Descubrimos que el relato ya es otra pasión
Al final, el relato terminó por ser una pasión argentina. No el relato tradicional, el cuento de las buenas noches, el de las tradiciones y las epopeyas. La pasión que sentimos es por el relato que quieren que creamos. Siempre que un relato pretende imponerse, pide a los relatados un sacrificio. Hace miles de años esa técnica sirvió para unir a la gente, afianzar y sostener las religiones, por ejemplo. Pero en el siglo XXI, esa sagacidad se trasladó a lo social y a lo político, con resultado incierto. El ritual del sacrificio ya no es ni el cristiano, ni el azteca: el relato nos pide hoy el sacrificio de la credulidad.
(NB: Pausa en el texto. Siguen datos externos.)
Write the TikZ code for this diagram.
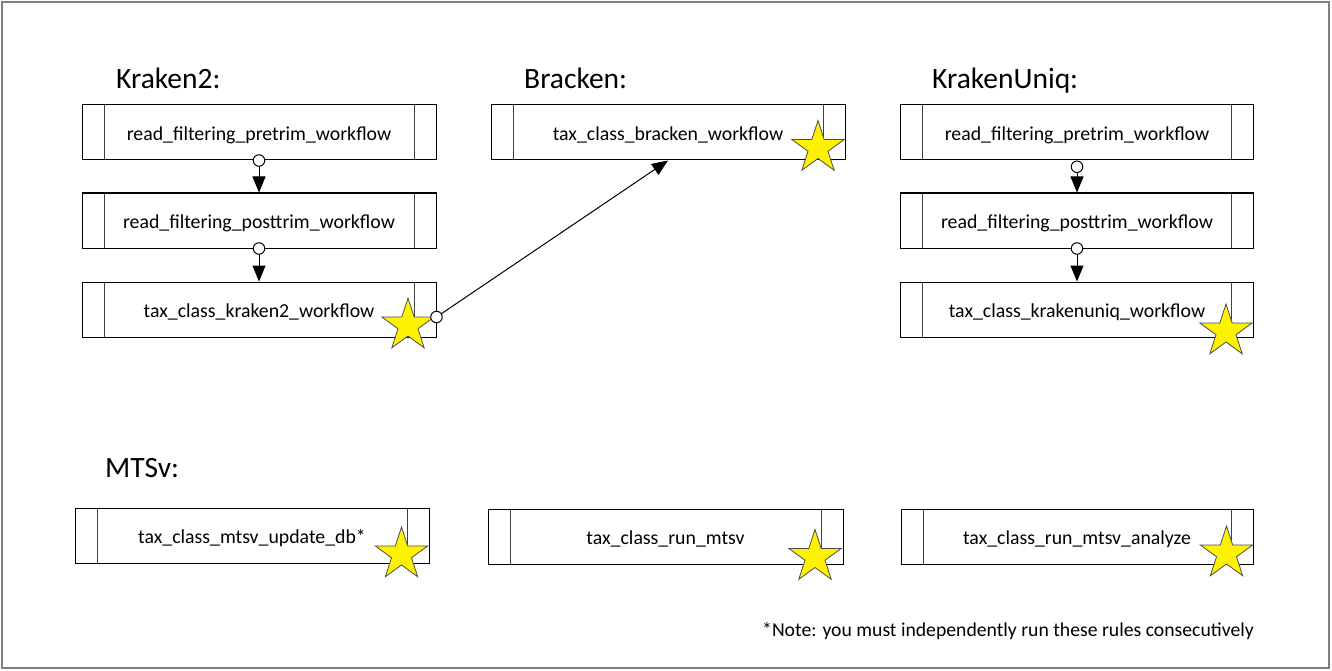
\documentclass[tikz,border=0pt]{standalone}
\usepackage{fontspec}
\setmainfont{Carlito}
\usetikzlibrary{shapes.geometric,arrows.meta}
\newcommand{\boxtext}[1]{\raisebox{-2.5pt}[\height][\depth]{#1}}
\begin{document}
\begin{tikzpicture}[x=1pt,y=-1pt,
  proc/.style={draw=black, line width=1pt, minimum height=55pt, inner sep=0pt,
    font=\fontsize{19.8}{23}\selectfont,
    path picture={
      \draw[line width=1pt, black!75] ([xshift=22pt]path picture bounding box.north west) -- ([xshift=22pt]path picture bounding box.south west);
      \draw[line width=1pt, black!75] ([xshift=-22pt]path picture bounding box.north east) -- ([xshift=-22pt]path picture bounding box.south east);
    }},
  starshape/.style={star, star points=5, star point ratio=2.618, minimum size=55pt,
    inner sep=0pt, draw=black!70, fill=yellow, line width=0.8pt},
  grouplabel/.style={anchor=base west, inner sep=0pt, font=\fontsize{29.5}{33}\selectfont},
  flow/.style={line width=1pt, {Circle[fill=white,length=12.5pt,width=12.5pt]}-{Triangle[length=16pt,width=13pt]}},
  centredstart/.style={shorten <=-6.25pt}
]
\useasboundingbox (0,0) rectangle (1332,671);
\draw[line width=2pt, black!50] (2,2) rectangle (1329,668);

% group labels
\node[grouplabel] (lk) at (116,89) {Kraken2:};
\node[grouplabel] (lb) at (524,89) {Bracken:};
\node[grouplabel] (lu) at (932,89) {KrakenUniq:};
\node[grouplabel] (lm) at (105,477) {MTSv:};

% Kraken2 column
\node[proc, minimum width=354pt] (k1) at (259,132.5) {\boxtext{read\_filtering\_pretrim\_workflow}};
\node[proc, minimum width=354pt] (k2) at (259,220.5) {\boxtext{read\_filtering\_posttrim\_workflow}};
\node[proc, minimum width=354pt] (k3) at (259,309.5) {\boxtext{tax\_class\_kraken2\_workflow}};

% Bracken
\node[proc, minimum width=354pt] (b1) at (668,132.5) {\boxtext{tax\_class\_bracken\_workflow}};

% KrakenUniq column
\node[proc, minimum width=353pt] (u1) at (1077,132.5) {\boxtext{read\_filtering\_pretrim\_workflow}};
\node[proc, minimum width=353pt] (u2) at (1077,220.5) {\boxtext{read\_filtering\_posttrim\_workflow}};
\node[proc, minimum width=353pt] (u3) at (1077,309.5) {\boxtext{tax\_class\_krakenuniq\_workflow}};

% MTSv row
\node[proc, minimum width=354pt] (m1) at (252,536) {\boxtext{tax\_class\_mtsv\_update\_db*}};
\node[proc, minimum width=355pt] (m2) at (665.5,536.5) {\boxtext{tax\_class\_run\_mtsv}};
\node[proc, minimum width=352pt] (m3) at (1077,536.5) {\boxtext{tax\_class\_run\_mtsv\_analyze}};

% stars
\node[starshape] (s1) at (408,325.5) {};
\node[starshape] (s2) at (818,148) {};
\node[starshape] (s3) at (1226,331.5) {};
\node[starshape] (s4) at (401.5,554.5) {};
\node[starshape] (s5) at (815,557) {};
\node[starshape] (s6) at (1226.5,553.5) {};

% connectors
\draw[flow, centredstart] (k1.south) -- (k2.north);
\draw[flow, centredstart] (k2.south) -- (k3.north);
\draw[flow, centredstart] ([yshift=-7.5pt]k3.east) -- (b1.south);
\draw[flow] (u1.south) -- (u2.north);
\draw[flow, centredstart] (u2.south) -- (u3.north);

% note
\node[anchor=base east, inner sep=0pt, font=\fontsize{19.7}{23}\selectfont] (note) at (1254,636) {*Note: you must independently run these rules consecutively};
\end{tikzpicture}
\end{document}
Es una gigantesca trampa que sólo tiende a apuntalar el relato inducido. A ninguno nos gusta pasar por tontos, y menos serlo de cuerpo entero. De manera que cuanto más sacrificio empeñemos en una determinada creencia, más se fortalece esa fe. Si el sacrificio de la credulidad es nuestro, la disyuntiva es tremenda: o bien el relato es verdad, o somos unos idiotas irredentos. Cuando pedimos el sacrificio a otros, el dilema es idéntico: o el relato es cierto, o somos unos villanos despiadados. Tampoco quiere nadie ser idiota o villano. Por lo tanto, el relato, cualquiera, tiene que ser cierto. Así es como abonamos ideas, creencias y procederes que fueron, son o se tornan violentos, corruptos, autoritarios o estúpidos; y así sostenemos a quienes relatan el relato: nos es imposible descreer de nuestras creencias a riesgo de pasar por lo que no somos. O por lo que sí somos, pero no queremos que se note. La vida no es un relato y la fe necesita revisión, ojo atento, alerta máxima. Eso también es pasión.